Ireland’s new foreign affairs minister Dermot Ahern tonight said he looked forward to the day when Sinn Féin is in government in both parts of Ireland.
Mr Ahern, speaking after his first official meeting with Britain’s Direct Ruler in the North, Paul Murphy, went further than any other Irish Cabinet minister to date, saying that Sinn Féin would one day be in government in Dublin and Belfast.
Any suggestion of republicans gaining power has remained virtually taboo in the South, where Sinn Féin has long suffered censorship, marginalisation and demonisation.
Ahern’s party, Fianna Fail, has refused to accept Sinn Féin as a coalition partner.
Mr Ahern said: “Obviously circumstances will change, there will come a time I envisage where Sinn Féin will be in government in the republic as they will be in the north and I hope that happens in the future.”
Mr Ahern said he believed it was only a matter of time before this takes place.

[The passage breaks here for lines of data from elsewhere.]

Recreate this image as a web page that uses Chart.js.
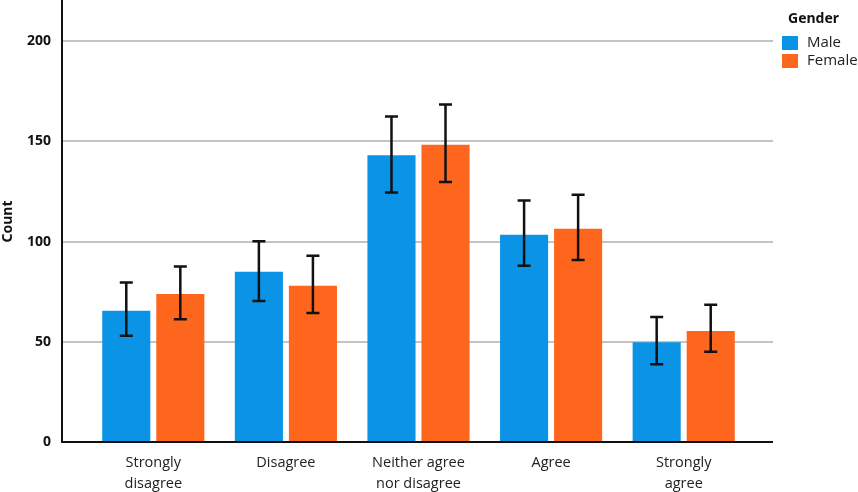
<!DOCTYPE html>
<html>
<head>
<meta charset="utf-8">
<script src="https://cdn.jsdelivr.net/npm/chart.js@4.4.0/dist/chart.umd.min.js"></script>
<style>
  html, body { margin: 0; padding: 0; background: #ffffff; }
  #wrap { width: 858px; height: 492px; position: relative; }
</style>
</head>
<body>
<div id="wrap"><canvas id="c" width="858" height="492"></canvas></div>
<script>
const categories = [['Strongly', 'disagree'], 'Disagree', ['Neither agree', 'nor disagree'], 'Agree', ['Strongly', 'agree']];
const seriesNames = ['Male', 'Female'];
const maleCounts = [65.5, 84.9, 143.1, 103.4, 49.7];
const maleLow = [53.0, 70.3, 124.5, 87.9, 38.8];
const maleHigh = [79.6, 100.1, 162.4, 120.5, 62.3];
const femaleCounts = [73.8, 78.0, 148.3, 106.4, 55.4];
const femaleLow = [61.2, 64.3, 129.7, 90.8, 45.0];
const femaleHigh = [87.6, 92.9, 168.4, 123.3, 68.5];
const yTicks = [0, 50, 100, 150, 200];
const legendTitle = 'Gender';
const yTitle = 'Count';

const COLORS = ['#0b94e6', '#ff661d'];
const AXIS_LEFT = 62, AXIS_RIGHT = 773;

const errorRanges = [[maleLow, maleHigh], [femaleLow, femaleHigh]];

const customPlugin = {
  id: 'custom',
  beforeDatasetsDraw(chart) {
    const ctx = chart.ctx, y = chart.scales.y;
    ctx.save();
    ctx.strokeStyle = '#c3c3c3';
    ctx.lineWidth = 2;
    yTicks.forEach(v => {
      if (v === 0) return;
      const py = Math.round(y.getPixelForValue(v));
      ctx.beginPath();
      ctx.moveTo(AXIS_LEFT, py);
      ctx.lineTo(AXIS_RIGHT, py);
      ctx.stroke();
    });
    ctx.restore();
  },
  afterDatasetsDraw(chart) {
    const ctx = chart.ctx, y = chart.scales.y;
    ctx.save();
    // error bars
    ctx.strokeStyle = '#111111';
    ctx.lineWidth = 2.5;
    chart.data.datasets.forEach((ds, di) => {
      const meta = chart.getDatasetMeta(di);
      meta.data.forEach((bar, i) => {
        const x = bar.x;
        const lo = y.getPixelForValue(errorRanges[di][0][i]);
        const hi = y.getPixelForValue(errorRanges[di][1][i]);
        ctx.beginPath();
        ctx.moveTo(x, lo); ctx.lineTo(x, hi);
        ctx.moveTo(x - 6.5, lo); ctx.lineTo(x + 6.5, lo);
        ctx.moveTo(x - 6.5, hi); ctx.lineTo(x + 6.5, hi);
        ctx.stroke();
      });
    });
    // axes
    const y0 = y.getPixelForValue(0);
    ctx.strokeStyle = '#111111';
    ctx.lineWidth = 2;
    ctx.beginPath();
    ctx.moveTo(AXIS_LEFT, 0);
    ctx.lineTo(AXIS_LEFT, y0);
    ctx.lineTo(AXIS_RIGHT, y0);
    ctx.stroke();
    // legend
    ctx.fillStyle = '#111111';
    ctx.font = 'bold 14px "Noto Sans", sans-serif';
    ctx.textBaseline = 'middle';
    ctx.textAlign = 'left';
    ctx.fillText(legendTitle, 788, 19);
    ctx.font = '15px "Open Sans", sans-serif';
    chart.data.datasets.forEach((ds, di) => {
      const top = 36 + di * 18;
      ctx.fillStyle = ds.backgroundColor;
      ctx.fillRect(782, top, 16, 14);
      ctx.fillStyle = '#222222';
      ctx.fillText(ds.label, 807, top + 7);
    });
    ctx.restore();
  }
};

new Chart(document.getElementById('c'), {
  type: 'bar',
  data: {
    labels: categories,
    datasets: [
      { label: seriesNames[0], data: maleCounts, backgroundColor: COLORS[0] },
      { label: seriesNames[1], data: femaleCounts, backgroundColor: COLORS[1] }
    ]
  },
  options: {
    responsive: false,
    animation: false,
    devicePixelRatio: 1,
    layout: { padding: { top: 1, right: 108, left: 0, bottom: 0 } },
    datasets: { bar: { categoryPercentage: 0.815, barPercentage: 0.89 } },
    plugins: { legend: { display: false }, tooltip: { enabled: false } },
    scales: {
      x: {
        grid: { display: false, drawTicks: false },
        border: { display: false },
        ticks: {
          color: '#222222',
          font: { family: '"Open Sans", sans-serif', size: 14.5, lineHeight: 1.4 },
          padding: 11,
          maxRotation: 0,
          autoSkip: false
        },
        afterFit(s) { s.height = 50; }
      },
      y: {
        min: 0,
        max: 220,
        grid: { display: false, drawTicks: false },
        border: { display: false },
        ticks: {
          color: '#111111',
          font: { family: '"Noto Sans", sans-serif', size: 14, weight: 'bold' },
          padding: 36
        },
        afterBuildTicks(s) { s.ticks = yTicks.map(v => ({ value: v })); },
        title: {
          display: true,
          text: yTitle,
          color: '#111111',
          font: { family: '"Noto Sans", sans-serif', size: 14, weight: 'bold' },
          padding: 0
        },
        afterFit(s) { s.width = 87; s.paddingTop = 0; s.paddingBottom = 0; }
      }
    }
  },
  plugins: [customPlugin]
});
</script>
</body>
</html>
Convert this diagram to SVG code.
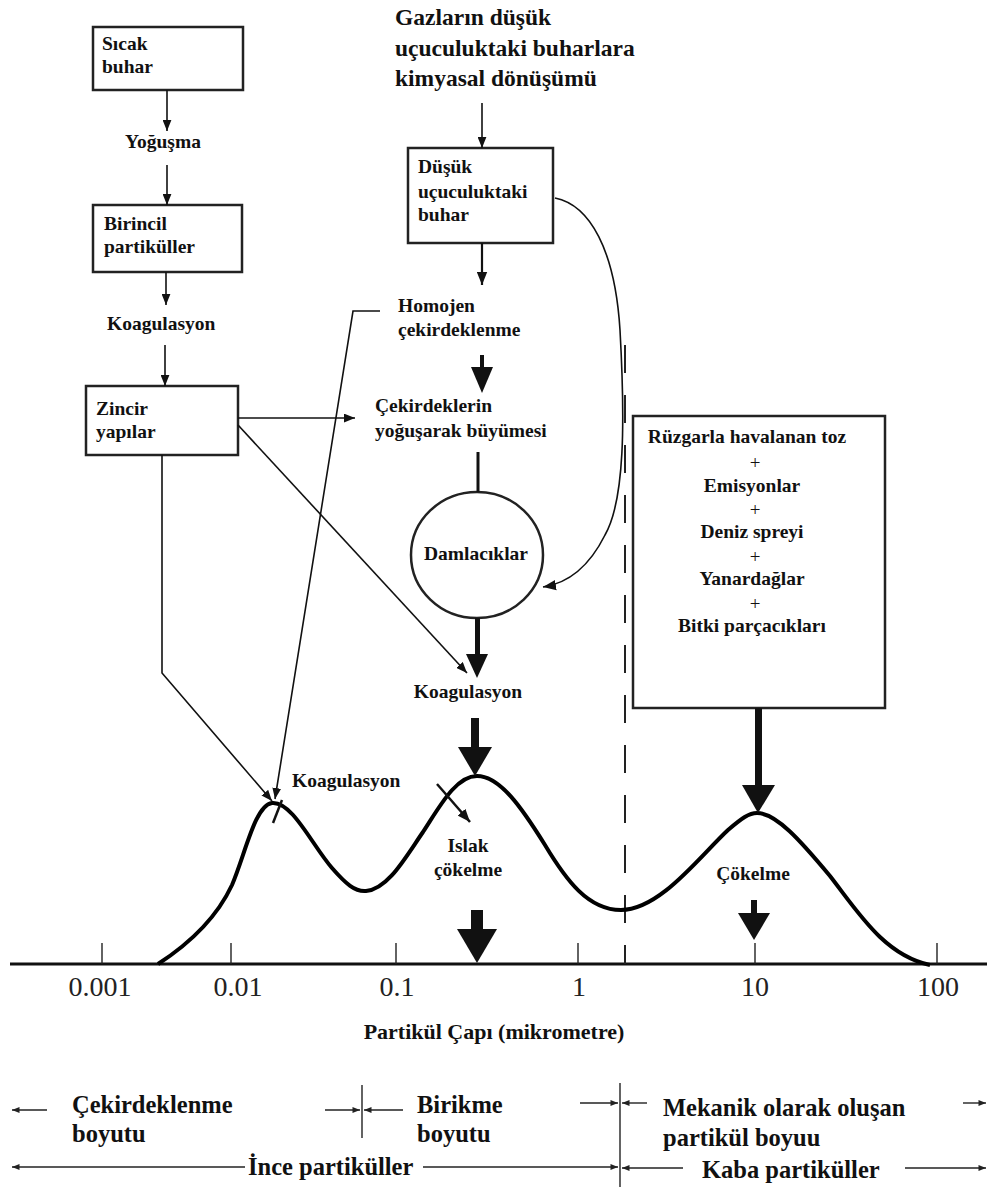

“But until such time as the IRA demonstrably show that they have put down arms forever and a day there cannot be two armies. That’s the reality and it’s the same in the north as it is in the republic.”
Mr Ahern was responding to journalists’ questions about the consequences of full and conclusive weapons decommissioning by the IRA.
It is a long-standing ambition of Sinn Féin to enter government in both the 26 Counties and the Six Counties as part of its continuing move into mainstream politics.
Unionist hardliners, fearing that eventuality, have made efforts to undermine the Ministerial power which would be enjoyed by Sinn Féin in any restored power-sharing administration in the North.
Ahern’s comments will be seen as a move to broach the possibility a Fianna Fail-Sinn Féin coalition, and will be a warning to the small right-wing Progressive Democrats, led by Mary Harney, which has claimed a share of power with Fianna Fail for the past six years.
Long dismissed as insignificant, Sinn Féin now ranks equally with Labour as the third-largest in the South in terms of popular support. Following the next Dail general election, expected in 2006, the party is set to hold the balance of power between the existing coalition government and a ‘rainbow’ opposition alternative. Without Sinn Féin support, neither putative coalition is likely to have sufficient representation to form a government.
Responding to Ahern’s comments, Sinn Féin Assembly group leader Conor Murphy said he was only acknowledging the reality that, with its increasing electoral mandate, Sinn Féin would serve in a Dublin government in the future.
“However, any participation by Sinn Féin in a coalition will be determined by our party membership and by whether such a course would best advance our agenda of political, constitutional and social change,” he added.